In the last 40 years, public REITs have had less volatility than the S&P 500, mostly due to high dividend yields. Investors can rely on price support when the markets are down and strong returns when times are stagnant.
Ready to buy REIT stock? Let's talk about Americold Realty Trust (NYSE: COLD) and why it's the best REIT to buy right now.
Why Americold Realty Trust Is Our Best REIT to Buy
Sitting on a market value of $9.6 billion, Americold Realty Trust could be the push you needed toward profitable real estate investing. COLD is the largest public REIT that specializes in the cold storage space, owning 21% of that market in the United States.

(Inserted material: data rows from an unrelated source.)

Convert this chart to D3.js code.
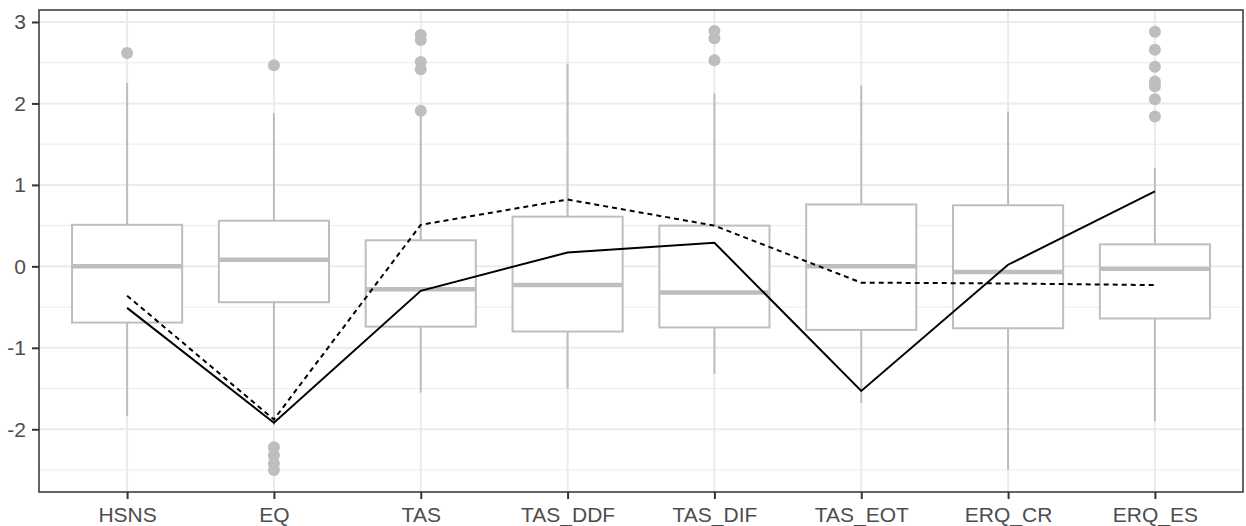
<!DOCTYPE html>
<html>
<head>
<meta charset="utf-8">
<script src="https://cdn.jsdelivr.net/npm/d3@7"></script>
<style>
  body { margin: 0; background: #fff; }
  svg { display: block; font-family: "Liberation Sans", Arial, sans-serif; }
</style>
</head>
<body>
<div class="canva"></div>
<script>
const categories = ["HSNS", "EQ", "TAS", "TAS_DDF", "TAS_DIF", "TAS_EOT", "ERQ_CR", "ERQ_ES"]

// box stats per category: lower whisker, q1, median, q3, upper whisker
const whiskLow = [-1.84, -1.95, -1.55, -1.50, -1.32, -1.68, -2.50, -1.90]
const q1       = [-0.69, -0.44, -0.74, -0.80, -0.75, -0.78, -0.76, -0.64]
const medians  = [ 0.00,  0.08, -0.28, -0.23, -0.32,  0.00, -0.07, -0.03]
const q3       = [ 0.51,  0.56,  0.32,  0.61,  0.50,  0.76,  0.75,  0.27]
const whiskHigh= [ 2.25,  1.88,  1.85,  2.49,  2.12,  2.22,  1.90,  1.21]

const outliers = [
    [2.62],
    [2.47, -2.22, -2.32, -2.42, -2.50],
    [2.84, 2.78, 2.51, 2.42, 1.91],
    [],
    [2.89, 2.80, 2.53],
    [],
    [],
    [2.88, 2.66, 2.45, 2.27, 2.21, 2.05, 1.84]
]

const solidLine  = [-0.51, -1.92, -0.30, 0.17, 0.29, -1.53, 0.02, 0.92]
const dashedLine = [-0.36, -1.88, 0.51, 0.82, 0.50, -0.20, -0.21, -0.23]

const yTicks = [-2, -1, 0, 1, 2, 3]
const yMinor = [-2.5, -1.5, -0.5, 0.5, 1.5, 2.5]

const W = 1246, H = 526
const m = { left: 39, right: 3, top: 10, bottom: 34 }

const svg = d3.select(".canva").append("svg")
    .attr("width", W)
    .attr("height", H)

const x = d3.scalePoint()
    .domain(categories)
    .range([m.left, W - m.right])
    .padding(0.6)

const y = d3.scaleLinear()
    .domain([-2.77, 3.147])
    .range([H - m.bottom, m.top])

const step = x.step()
const boxW = step * 0.75

// grid
const grid = svg.append("g")
grid.selectAll(".minor").data(yMinor).enter().append("line")
    .attr("x1", m.left).attr("x2", W - m.right)
    .attr("y1", d => y(d)).attr("y2", d => y(d))
    .attr("stroke", "#ebebeb").attr("stroke-width", 1)
grid.selectAll(".major").data(yTicks).enter().append("line")
    .attr("x1", m.left).attr("x2", W - m.right)
    .attr("y1", d => y(d)).attr("y2", d => y(d))
    .attr("stroke", "#ebebeb").attr("stroke-width", 2)
grid.selectAll(".vmajor").data(categories).enter().append("line")
    .attr("x1", d => x(d)).attr("x2", d => x(d))
    .attr("y1", m.top).attr("y2", H - m.bottom)
    .attr("stroke", "#ebebeb").attr("stroke-width", 2)

// boxplots
const boxData = categories.map((c, i) => ({
    c, lo: whiskLow[i], q1: q1[i], med: medians[i], q3: q3[i], hi: whiskHigh[i], out: outliers[i]
}))
const boxColor = "#bebebe"
const boxes = svg.append("g").selectAll("g").data(boxData).enter().append("g")

boxes.append("line")
    .attr("x1", d => x(d.c)).attr("x2", d => x(d.c))
    .attr("y1", d => y(d.hi)).attr("y2", d => y(d.q3))
    .attr("stroke", boxColor).attr("stroke-width", 2)
boxes.append("line")
    .attr("x1", d => x(d.c)).attr("x2", d => x(d.c))
    .attr("y1", d => y(d.q1)).attr("y2", d => y(d.lo))
    .attr("stroke", boxColor).attr("stroke-width", 2)
boxes.append("rect")
    .attr("x", d => x(d.c) - boxW / 2)
    .attr("width", boxW)
    .attr("y", d => y(d.q3))
    .attr("height", d => y(d.q1) - y(d.q3))
    .attr("fill", "#fff").attr("stroke", boxColor).attr("stroke-width", 2)
boxes.append("line")
    .attr("x1", d => x(d.c) - boxW / 2).attr("x2", d => x(d.c) + boxW / 2)
    .attr("y1", d => y(d.med)).attr("y2", d => y(d.med))
    .attr("stroke", boxColor).attr("stroke-width", 4.5)
boxes.selectAll("circle").data(d => d.out.map(v => ({ c: d.c, v }))).enter().append("circle")
    .attr("cx", d => x(d.c)).attr("cy", d => y(d.v))
    .attr("r", 6).attr("fill", boxColor)

// lines
const line = d3.line()
    .x((d, i) => x(categories[i]))
    .y(d => y(d))

svg.append("path").datum(dashedLine)
    .attr("d", line).attr("fill", "none")
    .attr("stroke", "#000").attr("stroke-width", 2)
    .attr("stroke-dasharray", "5,4")
svg.append("path").datum(solidLine)
    .attr("d", line).attr("fill", "none")
    .attr("stroke", "#000").attr("stroke-width", 2)

// panel border
svg.append("rect")
    .attr("x", m.left).attr("y", m.top)
    .attr("width", W - m.left - m.right)
    .attr("height", H - m.top - m.bottom)
    .attr("fill", "none").attr("stroke", "#333").attr("stroke-width", 1.5)

// axes
const xAxis = svg.append("g")
    .attr("transform", `translate(0,${H - m.bottom})`)
    .call(d3.axisBottom(x).tickSize(7).tickPadding(8))
xAxis.select(".domain").remove()
xAxis.selectAll("line").attr("stroke", "#333").attr("stroke-width", 2)
xAxis.selectAll("text").attr("fill", "#4d4d4d").attr("font-size", 21)
    .attr("font-family", "Liberation Sans, Arial, sans-serif")

const yAxis = svg.append("g")
    .attr("transform", `translate(${m.left},0)`)
    .call(d3.axisLeft(y).tickValues(yTicks).tickFormat(d3.format("d")).tickSize(7).tickPadding(6))
yAxis.select(".domain").remove()
yAxis.selectAll("line").attr("stroke", "#333").attr("stroke-width", 2)
yAxis.selectAll("text").attr("fill", "#4d4d4d").attr("font-size", 21)
    .attr("font-family", "Liberation Sans, Arial, sans-serif")
    .text(d => d < 0 ? "-" + Math.abs(d) : d)
</script>
</body>
</html>
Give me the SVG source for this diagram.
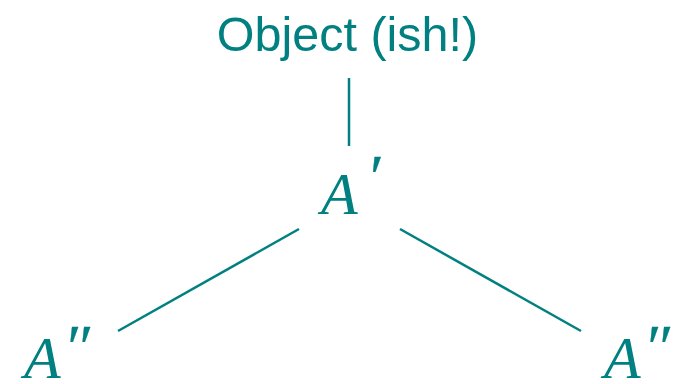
<svg xmlns="http://www.w3.org/2000/svg" width="679" height="384" viewBox="0 0 679 384">
<style>
.lbl{font-family:"Liberation Sans",Arial,sans-serif;font-size:48.5px;fill:#008080}
.m{font-family:"Liberation Serif","Times New Roman",serif;font-style:italic;font-size:60px;fill:#008080}
.p{font-family:"Liberation Serif","Times New Roman",serif;font-style:italic;font-size:64px;fill:#008080;stroke:#008080;stroke-width:0.3}
.c{stroke:#008080;stroke-width:2.5;fill:none}
</style>
<rect width="679" height="384" fill="#ffffff"/>
<g id="connectors">
<line class="c" x1="349" y1="78" x2="349" y2="146"/>
<line class="c" x1="299" y1="229" x2="118" y2="331"/>
<line class="c" x1="400" y1="229" x2="581" y2="331"/>
</g>
<g id="object">
<text class="lbl" x="347.5" y="51" text-anchor="middle">Object (ish!)</text>
</g>
<g id="a1">
<text class="m" x="321" y="214">A</text>
<text class="p" x="366" y="199">′</text>
</g>
<g id="a2left">
<text class="m" x="24" y="378">A</text>
<text class="p" x="63" y="369">″</text>
</g>
<g id="a2right">
<text class="m" x="604" y="378">A</text>
<text class="p" x="643" y="369">″</text>
</g>
</svg>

Cold storage real estate is used by food companies, as well as corporations that create and house vaccines. By 2028, the global influenza vaccine market should reach $10.73 billion from $6.59 billion in 2021, promising a bright future for the already profitable REIT.
In 2020, the global cold storage market was worth $107.18 billion and is expected to reach over $122 billion by 2028. Americold's revenue grew during the June 2021 quarter by 36%, and the company has been paying dividends since its IPO in 2018.
Servicing food industry giants like Kraft Heinz Co. (NASDAQ: KHC), Sprouts Farmers Market Inc. (NASDAQ: SFM), and Kroger Co. (NYSE: KR), the company is known for strong customer relationships and upstanding food industry values.
This has earned it a strong competitive edge and long-lasting success. Most of COLD's customers have signed seven-year fixed commitment contracts, promising about 40% of their revenue.
Based on the company's Q3 2021 revenue of $2 billion and its 242 warehouses all over Europe, North and South America, and Asia, COLD stands to grow quite consistently in the coming years.
This stock is incredibly profitable, and its current share price of $32.09 is a steal. Plus, it pays a well-above-average dividend yield of 2.72%, adding some nice income to your pocket even during volatile markets.